Há um atraso na entrega de madeira, comprada em Juazeiro para a construção de uma igreja, segundo abra eucridiana, foi este o estopim de um conflito armado, que se estendeu por quase um ano, de 6 de novembro de 1896 a 5 de outubro de 1897. Quatro expedições militares foram enviadas contra Canudos e 5.000 soldados morreram nos combates.
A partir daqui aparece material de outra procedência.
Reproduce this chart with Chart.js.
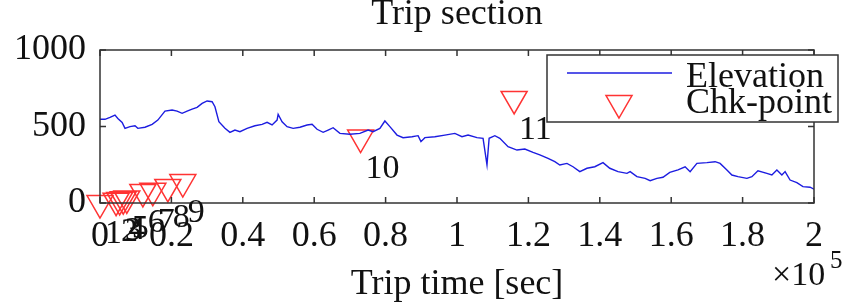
<!DOCTYPE html>
<html>
<head>
<meta charset="utf-8">
<script src="https://cdn.jsdelivr.net/npm/chart.js@4.4.0/dist/chart.umd.min.js"></script>
<style>
  body { margin: 0; background: #fff; }
  #wrap { width: 847px; height: 304px; }
</style>
</head>
<body>
<div id="wrap"><canvas id="tripChart" width="847" height="304"></canvas></div>
<script>
// Elevation trace (trip time in sec, elevation)
const tripTime = [0, 1400, 2800, 4200, 5000, 6200, 7000, 8400, 9800, 10600, 12600, 14600, 16200, 18200,
  20200, 21600, 23000, 24400, 25800, 27200, 28600, 30000, 31400, 32200, 33300, 35000, 36400, 37800,
  39200, 41200, 43400, 45400, 46800, 48200, 49600, 49900, 51000, 52400, 54100, 56000, 58000, 59400,
  60800, 62500, 63900, 65300, 67200, 70000, 72800, 75100, 76500, 78400, 79800, 81200, 83200, 84900,
  87400, 89100, 89900, 91000, 93800, 96600, 99400, 101400, 103100, 105600, 107300, 108400, 109000,
  110600, 112000, 114300, 116800, 119000, 121300, 123200, 125500, 127400, 128800, 130800, 132500,
  134400, 136400, 138600, 140900, 142800, 145100, 147600, 148500, 150400, 152700, 154100, 156000,
  157700, 159600, 161900, 163900, 165300, 167200, 170000, 172300, 173700, 175600, 177000, 178700,
  181200, 182600, 184300, 186800, 188200, 189600, 191000, 191900, 193300, 195200, 196900, 198900, 200000];
const elevation = [547, 547, 560, 575, 553, 527, 488, 499, 505, 488, 495, 514, 542, 601,
  608, 601, 586, 601, 614, 625, 651, 667, 662, 629, 531, 488, 462, 477,
  466, 488, 505, 514, 527, 510, 542, 580, 531, 499, 488, 495, 510, 514,
  482, 462, 477, 492, 455, 449, 455, 477, 466, 488, 536, 499, 444, 427,
  433, 440, 401, 427, 433, 444, 455, 433, 444, 427, 423, 250, 423,
  440, 423, 368, 346, 353, 331, 314, 292, 270, 248, 259, 237,
  205, 227, 237, 264, 227, 205, 194, 205, 172, 161, 146, 161,
  168, 200, 216, 237, 205, 259, 264, 270, 259, 216, 183, 172,
  161, 172, 211, 194, 183, 216, 183, 205, 150, 133, 107, 103, 90];

// Check points
const chkTime = [0, 4500, 5500, 6500, 7500, 12000, 14800, 19000, 23200, 73000, 116000];
const chkElev = [0, 15, 20, 25, 30, 72, 80, 105, 137, 428, 680];
const chkLabels = ['1', '2', '3', '4', '5', '6', '7', '8', '9', '10', '11'];

// Axis ticks
const xTicks = [0, 20000, 40000, 60000, 80000, 100000, 120000, 140000, 160000, 180000, 200000];
const yTicks = [0, 500, 1000];

const serif = "'Liberation Serif', 'Times New Roman', serif";
const lineColor = '#1c1ce0';
const chkColor = '#ff3333';

// Frame, inward ticks, point labels, titles and legend
const decorPlugin = {
    id: 'decor',
    afterDatasetsDraw(chart) {
        const ctx = chart.ctx;
        const a = chart.chartArea;
        const xs = chart.scales.x;
        const ys = chart.scales.y;
        ctx.save();

        // box + ticks
        ctx.strokeStyle = '#333';
        ctx.lineWidth = 1.5;
        ctx.strokeRect(a.left, a.top, a.right - a.left, a.bottom - a.top);
        ctx.beginPath();
        xTicks.forEach(function (t) {
            const px = xs.getPixelForValue(t);
            ctx.moveTo(px, a.bottom); ctx.lineTo(px, a.bottom - 6);
            ctx.moveTo(px, a.top); ctx.lineTo(px, a.top + 6);
        });
        yTicks.forEach(function (t) {
            const py = ys.getPixelForValue(t);
            ctx.moveTo(a.left, py); ctx.lineTo(a.left + 6, py);
            ctx.moveTo(a.right, py); ctx.lineTo(a.right - 6, py);
        });
        ctx.stroke();

        // checkpoint numbers
        ctx.fillStyle = '#111';
        ctx.font = '34px ' + serif;
        ctx.textAlign = 'left';
        ctx.textBaseline = 'alphabetic';
        const meta = chart.getDatasetMeta(1);
        meta.data.forEach(function (pt, i) {
            ctx.fillText(chkLabels[i], pt.x + 5, pt.y + 40);
        });

        // title
        ctx.textAlign = 'center';
        ctx.font = '36px ' + serif;
        ctx.fillText('Trip section', (a.left + a.right) / 2, 24);
        ctx.fillText('Trip time [sec]', (a.left + a.right) / 2, 294);

        // x10^5
        ctx.textAlign = 'left';
        ctx.font = '34px ' + serif;
        ctx.fillText('\u00d710', 772, 285);
        ctx.font = '25px ' + serif;
        ctx.fillText('5', 830, 268);

        // legend
        const lx = 547, ly = 55, lw = 291, lh = 67;
        ctx.fillStyle = '#fff';
        ctx.fillRect(lx, ly, lw, lh);
        ctx.strokeStyle = '#333';
        ctx.lineWidth = 1.5;
        ctx.strokeRect(lx, ly, lw, lh);
        ctx.strokeStyle = lineColor;
        ctx.lineWidth = 1.3;
        ctx.beginPath();
        ctx.moveTo(567, 73); ctx.lineTo(672, 73);
        ctx.stroke();
        const cx = 619, cy = 103, r = 15;
        ctx.strokeStyle = chkColor;
        ctx.lineWidth = 1.5;
        ctx.beginPath();
        ctx.moveTo(cx, cy + r);
        ctx.lineTo(cx - r * Math.sin(Math.PI / 3), cy - r / 2);
        ctx.lineTo(cx + r * Math.sin(Math.PI / 3), cy - r / 2);
        ctx.closePath();
        ctx.stroke();
        ctx.fillStyle = '#111';
        ctx.font = '36px ' + serif;
        ctx.fillText('Elevation', 686, 87);
        ctx.fillText('Chk-point', 686, 113);

        ctx.restore();
    }
};

const ctx = document.getElementById('tripChart').getContext('2d');
const tripChart = new Chart(ctx, {
    type: 'scatter',
    data: {
        datasets: [{
            label: 'Elevation',
            data: tripTime.map(function (t, i) { return { x: t, y: elevation[i] }; }),
            showLine: true,
            borderColor: lineColor,
            borderWidth: 1.4,
            pointRadius: 0,
            tension: 0
        }, {
            label: 'Chk-point',
            data: chkTime.map(function (t, i) { return { x: t, y: chkElev[i] }; }),
            pointStyle: 'triangle',
            rotation: 180,
            pointRadius: 15,
            borderColor: chkColor,
            backgroundColor: 'rgba(0,0,0,0)',
            borderWidth: 1.5,
            clip: false
        }]
    },
    options: {
        responsive: false,
        animation: false,
        events: [],
        layout: { padding: { top: 50, right: 33, left: 0, bottom: 0 } },
        plugins: {
            legend: { display: false },
            tooltip: { enabled: false }
        },
        scales: {
            x: {
                type: 'linear',
                min: 0,
                max: 200000,
                afterFit: function (scale) { scale.height = 101; },
                afterBuildTicks: function (scale) {
                    scale.ticks = xTicks.map(function (v) { return { value: v }; });
                },
                grid: { display: false, drawTicks: false },
                border: { display: false },
                ticks: {
                    padding: 12,
                    maxRotation: 0,
                    autoSkip: false,
                    color: '#111',
                    font: { family: serif, size: 36 },
                    callback: function (v) { return String(+(v / 1e5).toFixed(1)); }
                }
            },
            y: {
                min: 0,
                max: 1000,
                afterFit: function (scale) { scale.width = 100; },
                afterBuildTicks: function (scale) {
                    scale.ticks = yTicks.map(function (v) { return { value: v }; });
                },
                grid: { display: false, drawTicks: false },
                border: { display: false },
                ticks: {
                    padding: 14,
                    color: '#111',
                    font: { family: serif, size: 36 },
                    callback: function (v) { return String(v); }
                }
            }
        }
    },
    plugins: [decorPlugin]
});
</script>
</body>
</html>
Vitoriosas, as tropas da República se vingaram das derrotas sofridas. Prisioneiros foram executados e mulheres estupradas. As ruínas da cidade foram totalmente queimadas. O Exército cumpria as determinações do presidente Prudente de Morais, que declarara: "Em Canudos não ficará pedra sobre pedra, para que não mais possa se reproduzir aquela cidadela maldita". Euclides da Cunha naturalista, ateísta e republicano revela a barbaria dos republicanos, desta república defedida pelo naturalista e condenada pelo Conselheiro. Deste genocídio legitimado pelos pseudos-civilizados e pelo Estado brasileiro surgi uma culpa coletiva quando dão por conta que causaram uma coisa infame e imoral contra os miseráveis sertanesos que não ofericial perigo algum a república brasileira. Fica evidente que os bárbaros não são os fanáticos do sertão mais os soldados do exército brasileiro.